The hottest spot in New York Monday night without question is a well kept secret from all except blues aficionados and the few tourists lucky enough to stumble upon it deep in the underground space of the great 42nd Street jazz/blues/rock/reggae/dance club B.B.King's ( http://www.bbkingblues.com 237 West 42St 997 4144), which is between 7th and 8th Avenue on 42nd, under its cinema awning amid the garish daylit power of the neon extravagance of the Big Apple entertainment mall whose central strip might seem to hold nothing but tawdry tourist attractions and services, from the sparkling Macdonalds housed in an old cinema to the Hard Rock Cafe to skyscraper hotels to the news strip necklacing the central Times Square tower, an area long abandoned by the New York Times to its funfair noise.

Well, wrong. The blues mountain peak I refer to is the Lucille Grill. Running into bass guitarist and blog virtuoso Amy Madden ( http://www.writerless.blogspot.com) on the crosstown bus on 96th and being apprised that her famous Monday session was going to be in full swing from 8pm to 1am at BBKing's intimate Lucille Grill, I dropped down there are 20 min past eight last night, walking through the surging crowds in Times Square.

Along 42nd Street towards 8th Ave on the north side, and down the BBKing stairs to briefly visit Yellowman performing in the big space post reggae dancehall loud enough to cover a nuclear explosion nearby. But a few steps across the way and down a few more stairs I entered musical pardise, bought a $8 beer and commandeered a ringside seat for what proved to be a blues blast that was still going strong when I left three hours later.

After rolling locomotive blues for two solid hours had warmed the crowd into a slow frenzy the trio was built up in a jam session with more musicians drawn to the late open mike - vibraphonist (Charles Thompson whose miniature silvery notes cut clear thru the drum and guitar roar, a guitarist straight out of the ad featuring the caveman, the great Joe Berger (646 537 1569), a Monday evening regular, and a splendidly round youthful Big Mama belting out the blues with the best of them - all together, a trumpeter too, in the finale which climaxed the evening for me. As an unexpected moment the open mike session was even led off by a young black singer from Rochester, Josh (585 503 8996) 23, singing "Falling in love with you is the best thing that Happened to me", his own tribute to a love lost to death.
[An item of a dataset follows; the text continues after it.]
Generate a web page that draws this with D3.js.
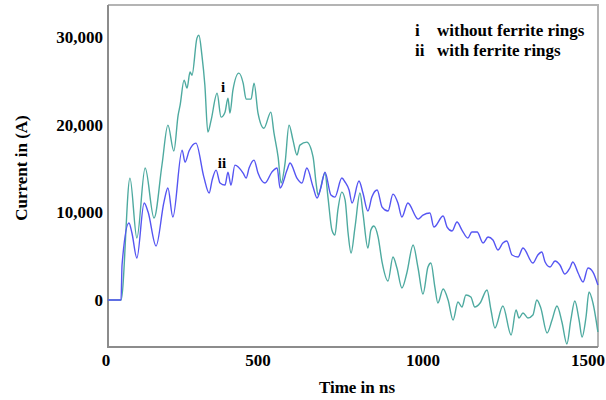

But the reliable talent at Lucille on Mondays is the great basic trio - Alan Child's seasoned, generous drumming with Amy Madden's firmly throbbing, always interesting bass form a grounding of endlessly satisfying wrap around propulsion for the great Jon Paris's guitar and harmonica line and riffs, which Paris takes as far out as Jimmy Hendrix if he feels like it, yet never leaves the firm ground of classic blues form far behind. There are few players who can match his feel for and mastery of this classic music, which hand in hand with jazz is the greatest contribution America has made to world culture in the eyes of this Englishman, at least ( http://www.jonparis.com).

And all you have to do to hear this supreme entertaining soul food is to drop into the Lucille Grill any Monday night. No cover, no minimum, beer from $8 and food good enough if you're hungry. And a stage, bar and table layout which is the finest scale and shape for blues listening - and a bit of dancing, if you feel like it, see below - in the city.
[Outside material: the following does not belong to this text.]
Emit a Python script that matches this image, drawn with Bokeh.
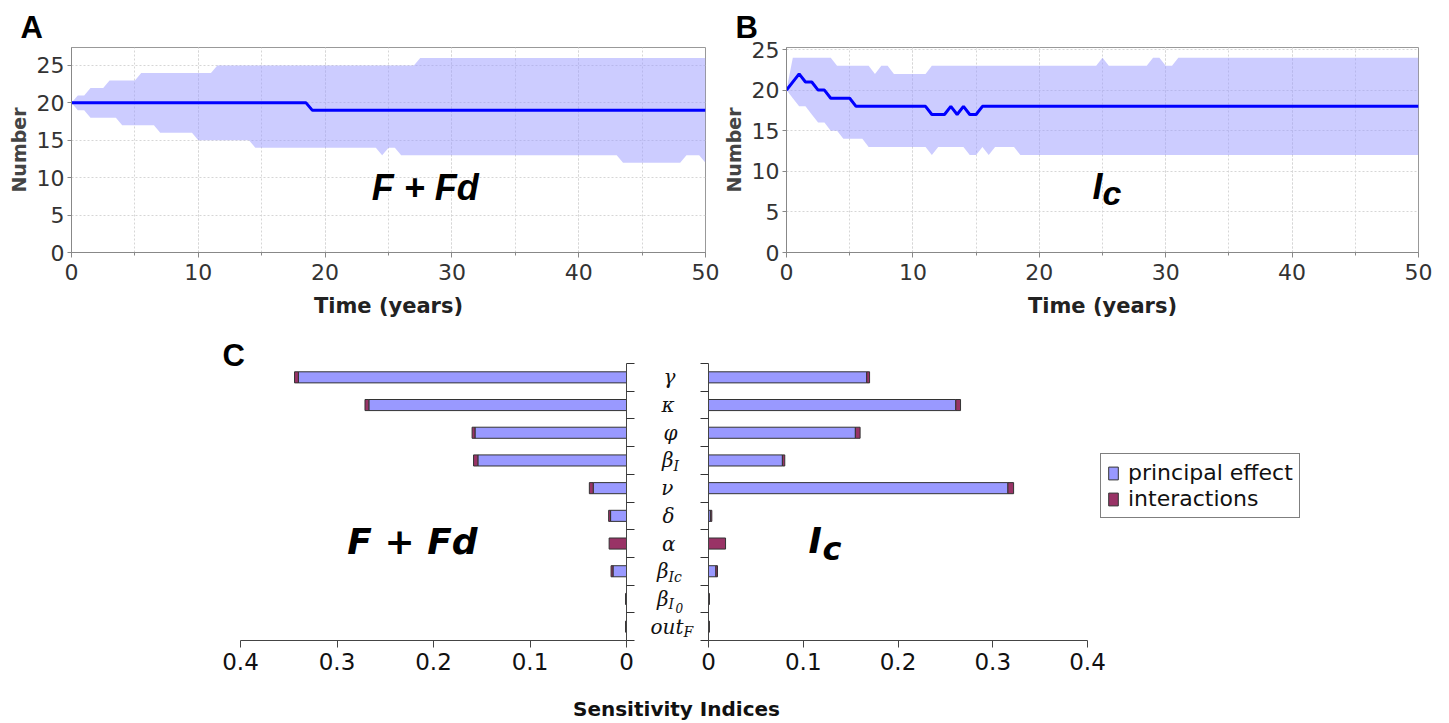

The dancers are Josh the singer and Erica, whose favorite drink is a Mabylene (pictured), which at the Lucille bar is Absolut Wild Tea Vodka, St Germain eidenflower liqueur and Rose’s Lime Juice, she said later. Her husband is a guitarist, but she says her older daughter is the one writes very good songs.

Other visitors from faraway were anaesthiologist Augstein Svedahl and neurologist Kanna Svedahl from mid-Northern Norway, who like Erica had stumbled across this little musical paradise more or less by serendipity, ie a basic recommendation to visit BBKing’s, with no special instruction to make it Lucille’s Grill.

But that's the free ticket to look for at BBKing’s, at least on Monday nights. The food is no better than it should be, the Svedahl’s reported, but they agreed with everyone else there that the music is blues heaven.